In her important, complex book, pulled in multiple directions, Houria Bouteldja evokes her own internal rifts as both an indigène and a white woman, or more precisely a "whitened" one. Poets and writers have already said this before her, from Damas to Césaire, Fanon and so many others. With some reserve she refers to her feeling of humiliation, faced with her "too poor, too immigrant" parents; our shame is that such shame is even possible. Her attachment to the Maghreb is related back to the Jewish people who once lived there, whose absence now creates a vacuum that is impossible to fill: something that leaves the author "inconsolable." And yet her detractors chain together pieces of nonsense, like a poisoned necklace. While we do not identify with all of her arguments and all of her positions, we consider this frenzy against Houria Bouteldja intolerable.

Political anti-racism is not at all reducible to Houria Bouteldja, and its representatives can sometimes disagree with this or that choice of hers. But the violence of the attacks with her in their sights is also aimed against political anti-racism as a whole, which is to say any attempt to organise and fight to put an end to oppression. The hatred that Houria Bouteldja arouses is commensurate with her courage. The courage to shake up our worthy consciences when we prefer to forget what we gain from being whites, here in the West. The courage to evoke racialised women’s day-to-day fight and decolonial feminists’ struggle. A resolute and indefinite refusal to fall into the essentialism of the "indigenous man," which so opportunely masks the violence everywhere done to women throughout our societies.

Certainly this is no substitution of the racial question for the social question: it is a cross-fertilisation, an intersection, as the social sciences call it. No struggle is secondary: we need a united front. And that proceeds via the recognition of all oppressions. In Houria Bouteldja’s book, "Vers une politique de l’amour révolutionnaire" ("Toward a Politics of Revolutionary Love") is not just a vamped-up subtitle or a whim of the editor’s; rather, it is a resounding appeal to break out of our exclusivisms, to abandon our separations and our barriers.
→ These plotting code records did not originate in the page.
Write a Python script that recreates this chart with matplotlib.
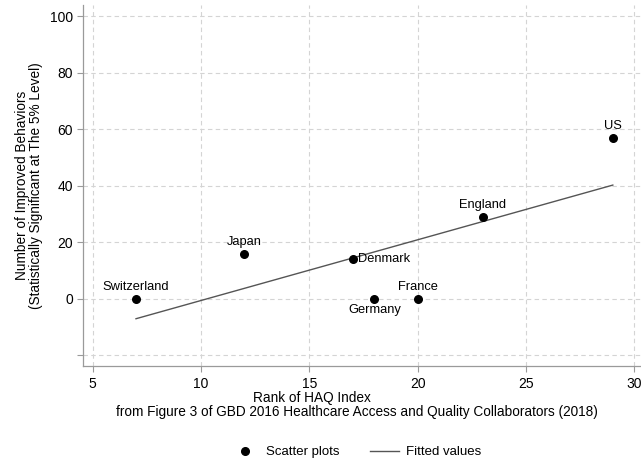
import matplotlib
matplotlib.use("Agg")
import matplotlib.pyplot as plt
import numpy as np
from matplotlib.lines import Line2D

plt.rcParams["font.family"] = ["Liberation Sans", "DejaVu Sans"]

# HAQ rank vs. number of improved behaviors
countries = ["Switzerland", "Japan", "Denmark", "Germany", "France", "England", "US"]
haq_rank = [7, 12, 17, 18, 20, 23, 29]
improved = [0, 16, 14, 0, 0, 29, 57]
label_pos = ["above", "above", "right", "below", "above", "above", "above"]

x_ticks = [5, 10, 15, 20, 25, 30]
y_ticks = [-20, 0, 20, 40, 60, 80, 100]
y_ticklabels = ["", "0", "20", "40", "60", "80", "100"]

AXIS_GRAY = "#9a9a9a"
GRID_GRAY = "#d4d4d4"
LINE_GRAY = "#555555"

fig = plt.figure(figsize=(6.41, 4.63), dpi=100)
ax = fig.add_axes([0.130, 0.2095, 0.870, 0.7795])

# OLS fit over the observed range
x = np.array(haq_rank, dtype=float)
y = np.array(improved, dtype=float)
slope, intercept = np.polyfit(x, y, 1)
xf = np.array([x.min(), x.max()])
ax.plot(xf, intercept + slope * xf, color=LINE_GRAY, lw=1.0, zorder=2)

ax.scatter(x, y, s=30, color="black", zorder=3)

for name, xi, yi, pos in zip(countries, x, y, label_pos):
    if pos == "above":
        ax.annotate(name, (xi, yi), xytext=(0, 4), textcoords="offset points",
                    ha="center", va="bottom", fontsize=9.3)
    elif pos == "below":
        ax.annotate(name, (xi, yi), xytext=(0, -4), textcoords="offset points",
                    ha="center", va="top", fontsize=9.3)
    else:
        ax.annotate(name, (xi, yi), xytext=(4, 0), textcoords="offset points",
                    ha="left", va="center", fontsize=9.3)

ax.set_xlim(4.57, 30.3)
ax.set_ylim(-23.8, 103.9)
ax.set_xticks(x_ticks)
ax.set_yticks(y_ticks)
ax.set_yticklabels(y_ticklabels)
ax.grid(True, color=GRID_GRAY, linestyle=(0, (4, 3)), lw=0.8)
ax.set_axisbelow(True)

for side in ["top", "right"]:
    ax.spines[side].set_visible(False)
for side in ["left", "bottom"]:
    ax.spines[side].set_color(AXIS_GRAY)
    ax.spines[side].set_linewidth(0.9)
ax.tick_params(colors=AXIS_GRAY, labelcolor="black", labelsize=10, length=4.5, width=0.8)
ax.tick_params(axis="y", labelrotation=0, pad=3)

ax.set_ylabel("Number of Improved Behaviors\n(Statistically Significant at The 5% Level)",
              fontsize=9.8, labelpad=5, linespacing=1.0)

fig.text(312 / 641, 1 - 398 / 463, "Rank of HAQ Index", ha="center", va="center", fontsize=9.8)
fig.text(357 / 641, 1 - 412 / 463,
         "from Figure 3 of GBD 2016 Healthcare Access and Quality Collaborators (2018)",
         ha="center", va="center", fontsize=9.8)

handles = [
    Line2D([], [], marker="o", color="black", linestyle="none", markersize=5.5),
    Line2D([], [], color=LINE_GRAY, lw=1.0),
]
fig.legend(handles, ["Scatter plots", "Fitted values"], loc="center",
           bbox_to_anchor=(356 / 641, 1 - 452 / 463), ncol=2, frameon=False,
           fontsize=9.5, handlelength=2.2, columnspacing=2.3, handletextpad=0.5)

fig.savefig("out.png", dpi=100)
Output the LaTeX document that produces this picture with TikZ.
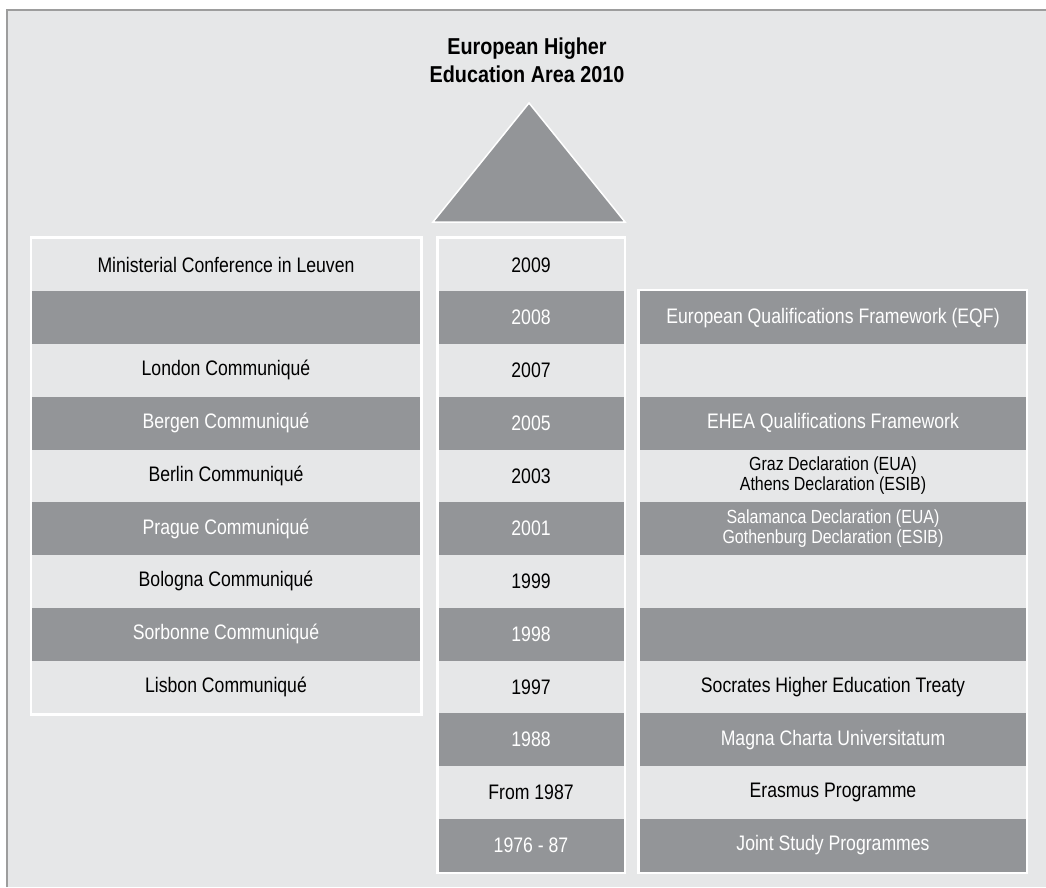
\documentclass[tikz,border=0pt]{standalone}
\usepackage{fontspec}
\setmainfont{Liberation Sans}[FakeStretch=0.84]
\newfontfamily\titlefont{Liberation Sans}[FakeStretch=0.86]
\definecolor{bg}{HTML}{E6E7E8}
\definecolor{dk}{HTML}{939598}
\definecolor{framec}{HTML}{9D9D9D}
\tikzset{
  cell/.style={anchor=north west, inner sep=0pt, outer sep=0pt, minimum height=52.75pt, align=center, font=\fontsize{21}{23}\selectfont},
  lightcell/.style={cell, fill=bg, text=black},
  darkcell/.style={cell, fill=dk, text=white},
  lcol/.style={minimum width=388pt},
  mcol/.style={minimum width=185pt},
  rcol/.style={minimum width=386pt},
  twoline/.style={font=\fontsize{19}{20}\selectfont},
  colframe/.style={fill=white},
}
\begin{document}
\begin{tikzpicture}[x=1pt,y=-1pt]
\useasboundingbox (0,0) rectangle (1046,887);
\fill[white] (0,0) rectangle (1046,887);
\fill[bg] (7,10) rectangle (1046,887);
\draw[framec, line width=2.5pt] (7,887) -- (7,10) -- (1046,10);

% title
\node[font=\titlefont\fontsize{23}{28.4}\selectfont\bfseries, align=center, anchor=center] (title) at (527,60.5) {European Higher\\Education Area 2010};

% triangle
\coordinate (apex) at (529,103);
\coordinate (bl) at (433,222);
\coordinate (br) at (625,222);
\filldraw[fill=dk, draw=white, line width=1.5pt, line join=miter] (apex) -- (bl) -- (br) -- cycle;

% column frames
\fill[colframe] (29.5,236) rectangle (422.7,716);
\fill[colframe] (436,236) rectangle (626,874);
\fill[colframe] (636.7,289.3) rectangle (1028.3,874);

% left column
\node[lightcell, lcol] (l0) at (32,238.5) {Ministerial Conference in Leuven};
\node[darkcell, lcol] (l1) at (32,291.25) {};
\node[lightcell, lcol] (l2) at (32,344) {London Communiqué};
\node[darkcell, lcol] (l3) at (32,396.75) {Bergen Communiqué};
\node[lightcell, lcol] (l4) at (32,449.5) {Berlin Communiqué};
\node[darkcell, lcol] (l5) at (32,502.25) {Prague Communiqué};
\node[lightcell, lcol] (l6) at (32,555) {Bologna Communiqué};
\node[darkcell, lcol] (l7) at (32,607.75) {Sorbonne Communiqué};
\node[lightcell, lcol] (l8) at (32,660.5) {Lisbon Communiqué};

% middle column
\node[lightcell, mcol] (m0) at (438.5,238.5) {2009};
\node[darkcell, mcol] (m1) at (438.5,291.25) {2008};
\node[lightcell, mcol] (m2) at (438.5,344) {2007};
\node[darkcell, mcol] (m3) at (438.5,396.75) {2005};
\node[lightcell, mcol] (m4) at (438.5,449.5) {2003};
\node[darkcell, mcol] (m5) at (438.5,502.25) {2001};
\node[lightcell, mcol] (m6) at (438.5,555) {1999};
\node[darkcell, mcol] (m7) at (438.5,607.75) {1998};
\node[lightcell, mcol] (m8) at (438.5,660.5) {1997};
\node[darkcell, mcol] (m9) at (438.5,713.25) {1988};
\node[lightcell, mcol] (m10) at (438.5,766) {From 1987};
\node[darkcell, mcol] (m11) at (438.5,818.75) {1976 - 87};

% right column
\node[darkcell, rcol] (r1) at (640,291.25) {European Qualifications Framework (EQF)};
\node[lightcell, rcol] (r2) at (640,344) {};
\node[darkcell, rcol] (r3) at (640,396.75) {EHEA Qualifications Framework};
\node[lightcell, rcol, twoline] (r4) at (640,449.5) {Graz Declaration (EUA)\\Athens Declaration (ESIB)};
\node[darkcell, rcol, twoline] (r5) at (640,502.25) {Salamanca Declaration (EUA)\\Gothenburg Declaration (ESIB)};
\node[lightcell, rcol] (r6) at (640,555) {};
\node[darkcell, rcol] (r7) at (640,607.75) {};
\node[lightcell, rcol] (r8) at (640,660.5) {Socrates Higher Education Treaty};
\node[darkcell, rcol] (r9) at (640,713.25) {Magna Charta Universitatum};
\node[lightcell, rcol] (r10) at (640,766) {Erasmus Programme};
\node[darkcell, rcol] (r11) at (640,818.75) {Joint Study Programmes};
\end{tikzpicture}
\end{document}
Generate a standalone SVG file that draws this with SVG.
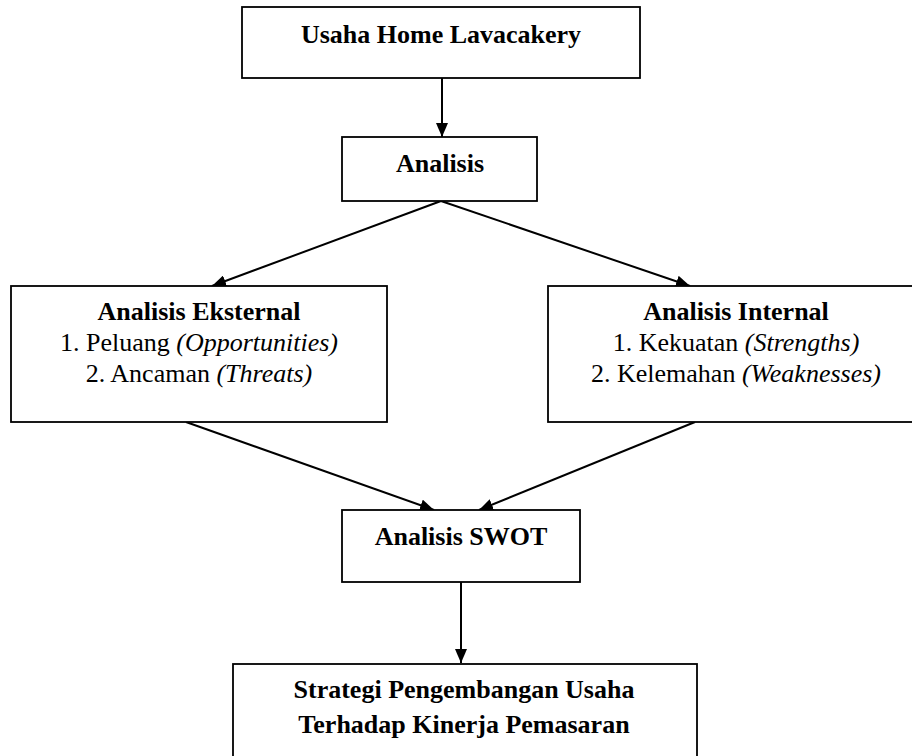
<svg xmlns="http://www.w3.org/2000/svg" width="912" height="756" viewBox="0 0 912 756">
<style>
.box{fill:#fff;stroke:#000;stroke-width:1.8}
.t{font-size:26px;fill:#000;text-anchor:middle}
.b{font-weight:bold}
.i{font-style:italic}
.c{fill:none;stroke:#000;stroke-width:2}
</style>
<defs>
<marker id="ah" markerUnits="userSpaceOnUse" markerWidth="14" markerHeight="12" refX="14" refY="6" orient="auto">
<path d="M0,0 L14,6 L0,12 Z" fill="#000"/>
</marker>
</defs>
<rect width="912" height="756" fill="#fff"/>
<g id="connectors">
<line class="c" x1="442" y1="78" x2="442" y2="137" marker-end="url(#ah)"/>
<line class="c" x1="441" y1="201" x2="212" y2="286" marker-end="url(#ah)"/>
<line class="c" x1="441" y1="201" x2="690" y2="286" marker-end="url(#ah)"/>
<line class="c" x1="186" y1="422" x2="434" y2="510" marker-end="url(#ah)"/>
<line class="c" x1="695" y1="422" x2="479" y2="510" marker-end="url(#ah)"/>
<line class="c" x1="461" y1="582" x2="461" y2="663" marker-end="url(#ah)"/>
</g>
<g font-family="Liberation Serif, Times New Roman, DejaVu Serif, serif">
<g id="n1">
<rect class="box" x="242" y="7" width="398" height="71"/>
<text class="t b" x="441" y="43">Usaha Home Lavacakery</text>
</g>
<g id="n2">
<rect class="box" x="342" y="137" width="195" height="64"/>
<text class="t b" x="440" y="172">Analisis</text>
</g>
<g id="n3">
<rect class="box" x="11" y="286" width="376" height="136"/>
<text class="t b" x="199" y="320">Analisis Eksternal</text>
<text class="t" x="199" y="351">1. Peluang <tspan class="i">(Opportunities)</tspan></text>
<text class="t" x="199" y="382">2. Ancaman <tspan class="i">(Threats)</tspan></text>
</g>
<g id="n4">
<rect class="box" x="548" y="286" width="376" height="136"/>
<text class="t b" x="736" y="320">Analisis Internal</text>
<text class="t" x="736" y="351">1. Kekuatan <tspan class="i">(Strengths)</tspan></text>
<text class="t" x="736" y="382">2. Kelemahan <tspan class="i">(Weaknesses)</tspan></text>
</g>
<g id="n5">
<rect class="box" x="342" y="510" width="238" height="72"/>
<text class="t b" x="461" y="545">Analisis SWOT</text>
</g>
<g id="n6">
<rect class="box" x="233" y="664" width="464" height="110"/>
<text class="t b" x="464" y="698">Strategi Pengembangan Usaha</text>
<text class="t b" x="464" y="733">Terhadap Kinerja Pemasaran</text>
</g>
</g>
</svg>
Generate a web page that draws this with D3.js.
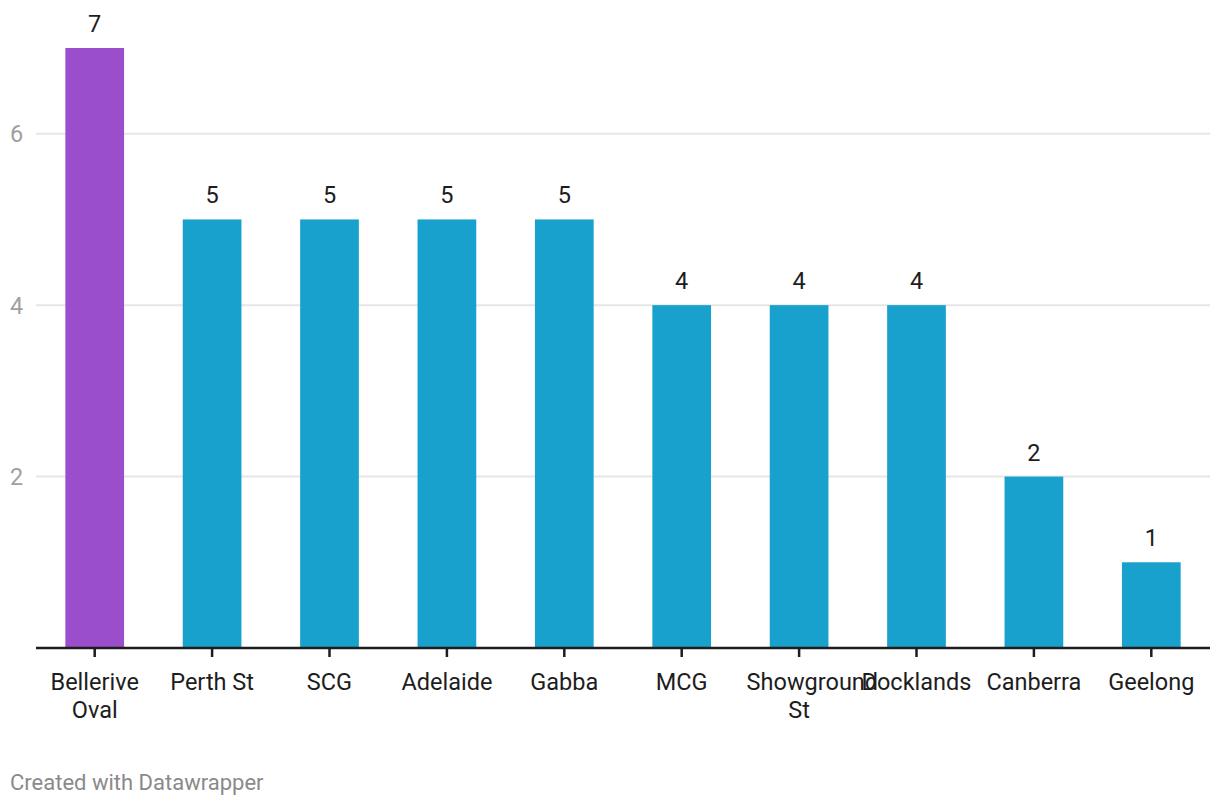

How can anyone not see that this is exactly the opposite of a war? The author addresses proletarians, peasants, the unemployed, those who fall through the cracks, the "sacrificed of the Europe of markets and the state." She turns to the Left, and in particular the radical Left that aspires to a whole other world. She wants to make a common front. Finally, she appeals to a denationalised and deracialised history: as CLR James wrote of his forebears when he, too, addressed whites, "These are my ancestors, these are my people. They are yours too if you want them." Such a thought, which works at the existing categories the better to be able to escape from them, is ahead of its time, out of step with its own era. It disturbs, shocks, angers whoever wants to read things too quickly and issue sentences that cannot be appealed. This is not the first time that such a temporal discordance has been at work: revolutionaries, Marxists, libertarians, and feminists have all had the experience of this. This struggle means unburdening ourselves of our categories; and it is a struggle that begins with our becoming conscious. That is the price to pay for our emancipation.

By Ludivine Bantigny (historian), Maxime Benatouil (co-president of the Union juive française pour la paix), Judith Bernard (producer and journalist), Déborah Cohen (historian), Christine Delphy (feminist militant and sociologist), Annie Ernaux (writer), Fabrice Flipo (philosopher), Isabelle Garo (philosopher), Eric Hazan (editor and writer), Stathis Kouvelakis (philosopher), Philippe Marlière (political scientist), Dominique Natanson (co-president of the Union juive française pour la paix), Olivier Neveux (university lecturer), Ugo Palheta (sociologist), Geneviève Rail (university lecturer, Simone de Beauvoir Institute and Womens Studies, Canada), Catherine Samary (economist), Michèle Sibony (Union juive française pour la paix), Isabelle Stengers (philosopher), Julien Théry (historian), Rémy Toulouse (editor).